Quando olho nossa bleia, tenho quase que nojo. “Nojo” parece ser um pouco exagerado, mas é a única expressão que me vem na mente quando lembro de nossas Convenções, Congressos (cheios de pregadores bajuladores - um bando de palhaços animadores de público; ver o 1º post nesse blog) e Reuniões Institucionais. Tornou-se insustentável a presença de “pastores-empresários” donos de reinos, mas longe dos interesses do Reino. É quase insuportável olhar calado para nossos supostos líderes, bem arrumados, com ternos finos, gravatas caras e carros invejados, mas com a alma vendida, com intenções sujas e podres, ávidos pelo poder.
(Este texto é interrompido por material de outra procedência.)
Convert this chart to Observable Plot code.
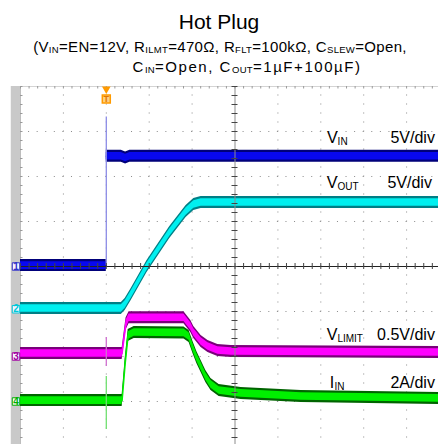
<!DOCTYPE html>
<html><head><meta charset="utf-8">
<script src="https://cdn.jsdelivr.net/npm/d3@7"></script>
<script src="https://cdn.jsdelivr.net/npm/@observablehq/plot@0.6"></script>
<style>
html,body{margin:0;padding:0;background:#fff;width:438px;height:444px;overflow:hidden;font-family:"Liberation Sans",Arial,sans-serif;}
.t{position:absolute;left:0;width:438px;text-align:center;white-space:nowrap;color:#000;}
#title{top:10px;font-size:21px;line-height:24px;}
#sub1{top:37px;left:1px;font-size:15px;line-height:20px;letter-spacing:0.35px;}
#sub2{top:57px;left:28px;font-size:15px;line-height:20px;letter-spacing:1.55px;}
sub{font-size:9.5px;vertical-align:-1px;line-height:0;letter-spacing:0.3px;}
#chart{position:absolute;left:0;top:80px;width:438px;height:364px;overflow:hidden;}
#chart svg{overflow:hidden;}
</style></head><body>
<div class="t" id="title">Hot Plug</div>
<div class="t" id="sub1">(V<sub>IN</sub>=EN=12V, R<sub>ILMT</sub>=470Ω, R<sub>FLT</sub>=100kΩ, C<sub>SLEW</sub>=Open,</div>
<div class="t" id="sub2">C<sub>IN</sub>=Open, C<sub>OUT</sub>=1µF+100µF)</div>
<div id="chart"></div>
<script>
// ---- scope settings (time in divisions, 10 div across; values in channel units)
const chNumber = ["1", "2", "3", "4"];
const chScale  = [5, 5, 0.5, 2];          // units per division
const chOffset = [0, -0.95, -2, -3];      // ground level, divisions
const chCore   = ["#0808f0", "#00f0f0", "#ff00ff", "#00f000"];
const chEdge   = ["#00007a", "#007f86", "#7a007a", "#006400"];
const chMarker = ["#3030c8", "#00c8d8", "#a000a0", "#00b000"];

// ---- traces
// Ch1 VIN (V)
const vinT = [-5, -3.0, -3.0, -2.65, -2.55, -2.45, 5];
const vinV = [0.1, 0.1, 12.25, 12.25, 12.05, 12.25, 12.25];
// Ch2 VOUT (V)
const voutT = [-5, -2.65, -2.56, -2.42, -2.05, -1.52, -1.14, -0.96, -0.79, 5];
const voutV = [0.08, 0.08, 0.53, 1.64, 4.75, 8.53, 10.86, 11.64, 11.86, 11.86];
// Ch3 VLIMIT (V)
const vlimT = [-5, -2.63, -2.54, -2.47, -1.19, -1.03, -0.96, -0.79, -0.63, -0.40, -0.09, 5];
const vlimV = [0.033, 0.033, 0.36, 0.43, 0.43, 0.333, 0.267, 0.167, 0.111, 0.067, 0.056, 0.044];
// Ch4 IIN (A)
const iinT = [-5, -2.63, -2.56, -2.49, -2.35, -1.19, -1.07, -0.98, -0.89, -0.79, -0.68, -0.56, -0.37, 0.14, 1.54, 5];
const iinV = [0.04, 0.04, 1.64, 2.93, 3.07, 3.05, 2.89, 2.4, 1.96, 1.56, 1.11, 0.76, 0.49, 0.36, 0.22, 0.13];

// trigger glitches at t = -3 (low, high) per channel
const spikeT  = [-3, -3, -3];
const spikeCh = [0, 2, 3];
const spikeLo = [0.1, -0.11, -1.24];
const spikeHi = [16.6, 0.21, 1.11];
const spikeColor = ["#8c8ce6", "#d070d0", "#70e070"];

// ---- annotations
const labelMain  = ["V", "V", "V", "I"];
const labelSub   = ["IN", "OUT", "LIMIT", "IN"];
const labelPer   = ["5V/div", "5V/div", "0.5V/div", "2A/div"];
const labelX     = [2.145, 2.14, 2.14, 2.21];
const labelY     = [2.86, 1.85, -1.51, -2.58];
const labelPerX  = [4.66, 4.59, 4.66, 4.66];
const triggerT   = -3;

// ---- grid
const majorX = [-4, -3, -2, -1, 1, 2, 3, 4];
const majorY = [-3, -2, -1, 1, 2, 3];
const minorX = d3.range(-25, 26).map(i => i / 5);
const minorY = d3.range(-20, 21).map(i => i / 5);

const PXX = 42.9, PXY = 45;           // pixels per division (from scale ranges below)
const tr = (T, V, ch) => T.map((t, i) => ({t, y: chOffset[ch] + V[i] / chScale[ch]}));
const traces = [tr(vinT, vinV, 0), tr(voutT, voutV, 1), tr(vlimT, vlimV, 2), tr(iinT, iinV, 3)];
const outer = 6 / PXY, inner = 3.8 / PXY;

const traceMarks = [];
// VIN is drawn as two separated pieces (the step edge is drawn as a thin glitch line)
const segs = [[traces[0].slice(0, 2), traces[0].slice(2)], [traces[1]], [traces[2]], [traces[3]]];
segs.forEach((pieces, ch) => {
  pieces.forEach(seg => {
    traceMarks.push(Plot.areaY(seg, {x: "t", y1: d => d.y - outer, y2: d => d.y + outer, fill: chEdge[ch]}));
    traceMarks.push(Plot.areaY(seg, {x: "t", y1: d => d.y - inner, y2: d => d.y + inner, fill: chCore[ch]}));
    traceMarks.push(Plot.line(seg, {x: "t", y: "y", stroke: chCore[ch], strokeWidth: 1.3}));
  });
});

const spikes = spikeT.map((t, i) => ({t, ch: spikeCh[i],
  lo: chOffset[spikeCh[i]] + spikeLo[i] / chScale[spikeCh[i]],
  hi: chOffset[spikeCh[i]] + spikeHi[i] / chScale[spikeCh[i]], c: spikeColor[i]}));

const labels = labelMain.map((m, i) => ({m, s: labelSub[i], p: labelPer[i], x: labelX[i], y: labelY[i],
  sx: labelX[i] + (m === "V" ? 10.6 : 4.6) / PXX, px: labelPerX[i]}));

const markers = chNumber.map((n, i) => ({n, y: chOffset[i], c: chMarker[i]}));

const chart = Plot.plot({
  width: 438, height: 364, margin: 0,
  style: {fontFamily: "Liberation Sans, Arial, sans-serif", background: "white"},
  x: {domain: [-5, 5], range: [20, 449], axis: null},
  y: {domain: [-4, 4], range: [366, 6], axis: null},
  marks: [
    // left gray strip
    Plot.rect([0], {x1: -5.215, x2: -5, y1: -4.2, y2: 4, fill: "#c9c9c9"}),
    // dotted grid
    Plot.ruleY(majorY, {y: d => d, x1: -5, x2: 5, stroke: "#8a8a8a", strokeDasharray: "1,7.58", strokeDashoffset: 0.5}),
    Plot.ruleX(majorX, {x: d => d, y1: 4, y2: -4, stroke: "#8a8a8a", strokeDasharray: "1,8", strokeDashoffset: 0.5}),
    // frame top / left edges with small ticks
    Plot.ruleY([4], {y: d => d, x1: -5, x2: 5, stroke: "#d4d4d4"}),
    Plot.ruleX([-5], {x: d => d, y1: -4, y2: 4, stroke: "#bdbdbd"}),
    Plot.ruleX(minorX, {x: d => d, y1: 4, y2: 4 - 2.5 / PXY, stroke: "#9a9a9a"}),
    Plot.ruleY(minorY, {y: d => d, x1: -5, x2: -5 + 2.5 / PXX, stroke: "#9a9a9a"}),
    // traces
    ...traceMarks,
    // trigger glitches
    Plot.ruleX(spikes, {x: "t", y1: "lo", y2: "hi", stroke: "c", strokeWidth: 1.3}),
    // centre axes with minor ticks
    Plot.ruleX([0], {x: d => d, y1: -4, y2: 4, stroke: "#8c8c8c"}),
    Plot.ruleY([0], {y: d => d, x1: -5, x2: 5, stroke: "#222"}),
    Plot.ruleX(minorX, {x: d => d, y1: -3 / PXY, y2: 3 / PXY, stroke: "#444"}),
    Plot.ruleY(minorY, {y: d => d, x1: -3 / PXX, x2: 3 / PXX, stroke: "#444"}),
    // channel labels
    Plot.text(labels, {x: "x", y: "y", text: "m", textAnchor: "start", fontSize: 16, fill: "#000"}),
    Plot.text(labels, {x: "sx", y: "y", text: "s", textAnchor: "start", fontSize: 10, dy: 4, fill: "#000"}),
    Plot.text(labels, {x: "px", y: "y", text: "p", textAnchor: "end", fontSize: 16, fill: "#000"}),
    // channel ground markers
    Plot.dot(markers, {x: -5, y: "y", dx: -4.5, symbol: "square", r: 4.2, fill: "#f4f4ff", stroke: "c", strokeWidth: 1}),
    Plot.text(markers, {x: -5, y: "y", dx: -4.5, text: "n", fill: "c", fontSize: 10, fontWeight: "bold"}),
    // trigger position marker
    Plot.dot([triggerT], {x: d => d, y: 4, dy: 2.5, symbol: "triangle", rotate: 180, r: 3.2, fill: "#ff9a00"}),
    Plot.dot([triggerT], {x: d => d, y: 4, dy: 12.5, symbol: "square", r: 4.5, fill: "#ffd080", stroke: "#ff9a00", strokeWidth: 1.5}),
    Plot.text([triggerT], {x: d => d, y: 4, dy: 12.5, text: () => "T", fill: "#e07800", fontSize: 9, fontWeight: "bold"})
  ]
});
document.getElementById("chart").appendChild(chart);
</script>
</body></html>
Eu não aguento mais dar a paz do Senhor, onde o senhor não é Cristo. Não suporto mais abraçar esses seres e chamá-los de irmãos, porque o nosso pai não é o mesmo.

Cem anos! Meu Deus, cem anos! Cem anos de entropia – não da acumulação de membros e proliferação de templos (nisso a Assembleia cresce muito), mas da vergonha na cara, da piedade, da justiça e da verdade na instituição que fazemos parte. Como gostaria que Deus levantasse outros Oséias, Amós, Miquéias. Como gostaria que Deus colocasse outros Jeremias na frente dos templos para gritarem a todos e todas, sem medo, as mazelas que rodeiam nossa bleia... Acho ser o mais coerente, antes mesmo de a liderança pensar em festas, buscar, cada um, seu pano de saco e cinzas para lamentarem amargamente pelo que fizeram da Assembleia de Deus. O mais sensato, para todos nós, seria ajoelharmos diante do quadro pintado nesses anos todos e chorarmos por nós e nossos filhos!

Sem isso, tornar-se-á a maior hipocrisia do mundo qualquer união simbólica para as comemorações do centenário. Melhor seria a reunião de todos para uma sincera expressão de arrependimento, e promessa coletiva de profundas mudanças e transformações.